Robert Rodriguez

Personal information
- Born: December 25, 1981 (age 44) El Paso, Texas, U.S.

Career information
- College: UTEP

Career history

Playing
- Cologne Centurions (2006); Calgary Stampeders (2006–2007);

Coaching
- UTEP (2008–2009) Assistant; UTEP (2010–2014) Linebackers coach; Minnesota Vikings (2015–2019) Assistant defensive line coach; Arizona State (2020–2022) Defensive line coach; Arizona Cardinals (2023–2024) Outside linebackers coach;

Awards and highlights
- WAC Defensive Player of the Year (2004);

= Robert Rodriguez (gridiron football) =

American football coach (born 1981)

Robert J. Rodriguez is an American football coach and former player who is the outside linebackers coach for the Arizona Cardinals of the National Football League (NFL). He most recently was the defensive line coach for the Arizona State University Sun Devils football team of the Pac-12 Conference in the NCAA Division I Football Bowl Subdivision (FBS). Rodriguez is a graduate of UTEP, where he played linebacker during the early 2000s and later return to coach the defense in 2008. Rodriguez would then coach in the National Football League as an assistant defensive coach for the Minnesota Vikings in 2015.

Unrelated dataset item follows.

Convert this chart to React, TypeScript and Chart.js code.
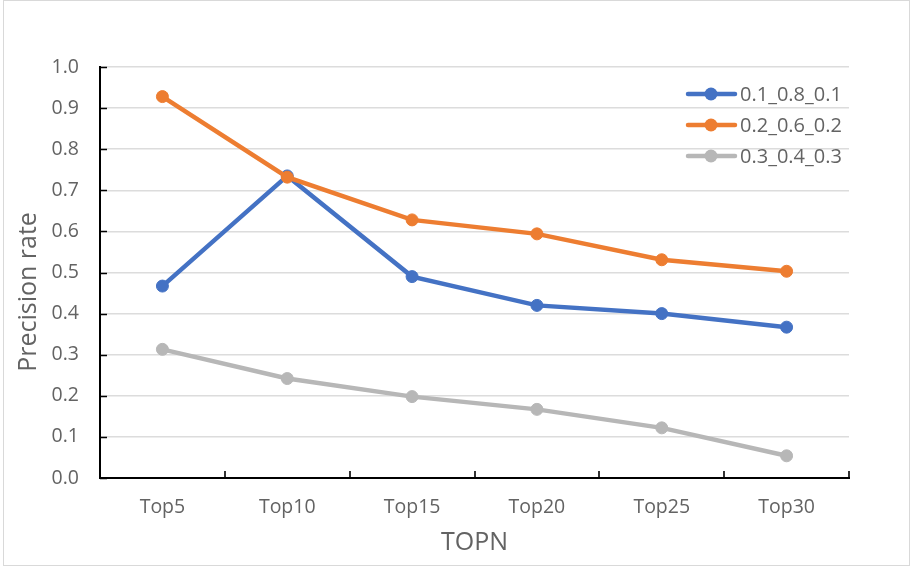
import React, { useEffect, useRef } from "react";
import { Chart, registerables } from "chart.js";

Chart.register(...registerables);

// Categories along the horizontal axis
const categories = ["Top5", "Top10", "Top15", "Top20", "Top25", "Top30"];

// Series names and values (precision rate per TOPN)
const seriesNames = ["0.1_0.8_0.1", "0.2_0.6_0.2", "0.3_0.4_0.3"];
const seriesA = [0.467, 0.735, 0.49, 0.42, 0.4, 0.367];
const seriesB = [0.928, 0.732, 0.628, 0.594, 0.531, 0.503];
const seriesC = [0.313, 0.242, 0.198, 0.167, 0.122, 0.054];
const seriesColors = ["#4472C4", "#ED7D31", "#B7B7B7"];

const xTitle = "TOPN";
const yTitle = "Precision rate";

const fontFamily = "'Open Sans', sans-serif";
const textColor = "#636363";

const decorations = {
  id: "decorations",
  afterDraw(chart: any) {
    const { ctx, chartArea: area, scales } = chart;
    const xs = scales.x;
    const ys = scales.y;
    ctx.save();

    // tick marks pointing into the plot area
    ctx.strokeStyle = "#000";
    ctx.lineWidth = 1.6;
    ctx.beginPath();
    ys.ticks.forEach((t: any) => {
      const py = Math.round(ys.getPixelForValue(t.value)) + 0.5;
      ctx.moveTo(area.left, py);
      ctx.lineTo(area.left + 7, py);
    });
    const n = categories.length;
    for (let i = 1; i <= n; i++) {
      const px = Math.round(xs.left + (xs.width * i) / n);
      ctx.moveTo(px, area.bottom);
      ctx.lineTo(px, area.bottom - 7);
    }
    ctx.stroke();

    // axis titles
    ctx.fillStyle = textColor;
    ctx.font = `25px ${fontFamily}`;
    ctx.textAlign = "center";
    ctx.textBaseline = "middle";
    ctx.fillText(xTitle, (area.left + area.right) / 2, 543);
    ctx.save();
    ctx.translate(29, 292);
    ctx.rotate(-Math.PI / 2);
    ctx.fillText(yTitle, 0, 0);
    ctx.restore();

    // legend: line with marker, then the series name
    ctx.font = `20px ${fontFamily}`;
    ctx.textAlign = "left";
    chart.data.datasets.forEach((ds: any, i: number) => {
      const cy = 94 + i * 31;
      ctx.strokeStyle = ds.borderColor;
      ctx.lineWidth = 4.5;
      ctx.lineCap = "round";
      ctx.beginPath();
      ctx.moveTo(688, cy);
      ctx.lineTo(735, cy);
      ctx.stroke();
      ctx.fillStyle = ds.borderColor;
      ctx.beginPath();
      ctx.arc(711, cy, 6.5, 0, Math.PI * 2);
      ctx.fill();
      ctx.fillStyle = textColor;
      ctx.fillText(ds.label, 740, cy + 1);
    });

    ctx.restore();
  },
};

function LineChart() {
  const ref = useRef<HTMLCanvasElement | null>(null);

  useEffect(() => {
    if (!ref.current) return;
    const values = [seriesA, seriesB, seriesC];
    const chart = new Chart(ref.current, {
      type: "line",
      data: {
        labels: categories,
        datasets: values.map((v, i) => ({
          label: seriesNames[i],
          data: v,
          borderColor: seriesColors[i],
          backgroundColor: seriesColors[i],
          pointBackgroundColor: seriesColors[i],
          pointBorderColor: seriesColors[i],
          borderWidth: 4.5,
          pointRadius: 6,
          pointBorderWidth: 1,
          tension: 0,
          order: values.length - i,
        })),
      },
      options: {
        responsive: false,
        animation: false,
        events: [],
        layout: { padding: { left: 0, top: 67, right: 63, bottom: 0 } },
        plugins: {
          legend: { display: false },
          tooltip: { enabled: false },
          title: { display: false },
        },
        scales: {
          x: {
            offset: true,
            grid: { display: false, drawTicks: false },
            border: { display: true, color: "#000", width: 2 },
            ticks: {
              color: textColor,
              padding: 18,
              font: { family: fontFamily, size: 19.5 },
              maxRotation: 0,
            },
            afterFit(scale: any) {
              scale.height = 92;
            },
          },
          y: {
            min: 0,
            max: 1,
            grid: { color: "#DCDCDC", lineWidth: 1.6, drawTicks: false },
            border: { display: true, color: "#000", width: 2 },
            ticks: {
              stepSize: 0.1,
              color: textColor,
              padding: 21,
              font: { family: fontFamily, size: 19.5 },
              callback: (v: any) => Number(v).toFixed(1),
            },
            afterFit(scale: any) {
              scale.width = 100;
            },
          },
        },
      },
      plugins: [decorations],
    });
    return () => chart.destroy();
  }, []);

  return <canvas ref={ref} width={912} height={570} style={{ position: "absolute", left: 0, top: 0 }} />;
}

export default function App() {
  return (
    <div style={{ position: "fixed", left: 0, top: 0, width: 912, height: 570, background: "#fff" }}>
      <div
        style={{
          position: "absolute",
          left: 3,
          top: 0,
          width: 907,
          height: 566,
          boxSizing: "border-box",
          border: "1.5px solid #D9D9D9",
        }}
      />
      <LineChart />
    </div>
  );
}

==Early years and playing career==
Rodriguez attended Montwood High School in El Paso, Texas and lettered in both football and basketball. He was a standout running back for Montwood and was the El Paso Times Offensive Player of the Year as well as All City first team for the 1999 season. He signed a football scholarship with UTEP, choosing to continue his playing career in his hometown.

Rodriguez ranks fifth on the all-time UTEP tackle chart with 443 tackles, including 33 for losses. He led the Western Athletic Conference (WAC) in tackles in three of his four seasons at UTEP (2001, 2003, 2004). Rodriguez was named the WAC Defensive Player of the Year in 2004 after being credited with 121 tackles, including 16 tackles for losses. He was the defensive captain of the 2004 UTEP team that was ranked in the AP Top 25 for multiple weeks during the 2004 season and that played the University of Colorado in the EV1.net Houston Bowl. In 2001, Rodriguez was voted 1st team Freshman All-America Linebacker by the Football Writers Association of America (FWAA).

After his final game with UTEP, Rodriguez was invited to play in the East West Shrine Game, one of the most prestigious college all-star games at the time. The game was played at AT&T Park in San Francisco.

Rodriguez signed with the Tennessee Titans of the National Football League in April 2005 as an undrafted free agent. He played in all four pre-season games before being released by the team on the final cut prior to the regular season. He was signed by the Carolina Panthers practice squad in early January 2006. The Panthers advanced to the 2006 NFC Championship game, where they lost to the Seattle Seahawks. Rodriguez was released following the season. Subsequently, he signed as a free agent with the Cologne Centurions of NFL Europe for the 2006 season. He signed with the Calgary Stampeders of the Canadian Football League in the summer of 2006 and played with the Stampeders through 2007.

==Coaching career==
===UTEP===
Rodriguez returned to his alma mater, UTEP, as the defensive program coordinator for the 2008 and 2009 seasons. He was elevated to the position of linebackers coach in 2010. In his first season as linebackers coach in 2010, Rodriguez coached four of the Miners' top seven tacklers. Those four combined to lead the team in tackles seven times in 13 games.

===Minnesota Vikings===
Rodriguez joined the Minnesota Vikings of the National Football League in 2015 serving as the Assistant Defensive Line Coach under the tutelage of Defensive Line Coach Andre Patterson until the end of the 2019 football season. For five consecutive seasons, the Viking defense ranked in the top half of the NFL in total defense and in scoring defense during Rodriguez's tenure naming several defensive linemen All-Pro selections and earning Pro Bowl trips each year.

===Arizona State===
In 2020, Rodriguez was hired by Arizona State University to coach the football team's defensive line under head coach Herm Edwards.

===Arizona Cardinals===
On February 25, 2023, Rodriguez was hired by the Arizona Cardinals to serve as the team's outside linebackers coach.

==Personal life==
Rodriguez is married to the former Holly Taylor, who played soccer for UTEP from 2000 to 2004 and now practices law. The couple resides in Tempe, Arizona.

He has remained a popular figure in the El Paso area and was voted El Paso's Favorite Athlete in the El Paso Times "Best of the Border" Reader Poll in 2007. Rodriguez has been inducted into the inaugural Montwood High School Ring of Honor in 2006 and into the El Paso Athletic Hall of Fame in 2018.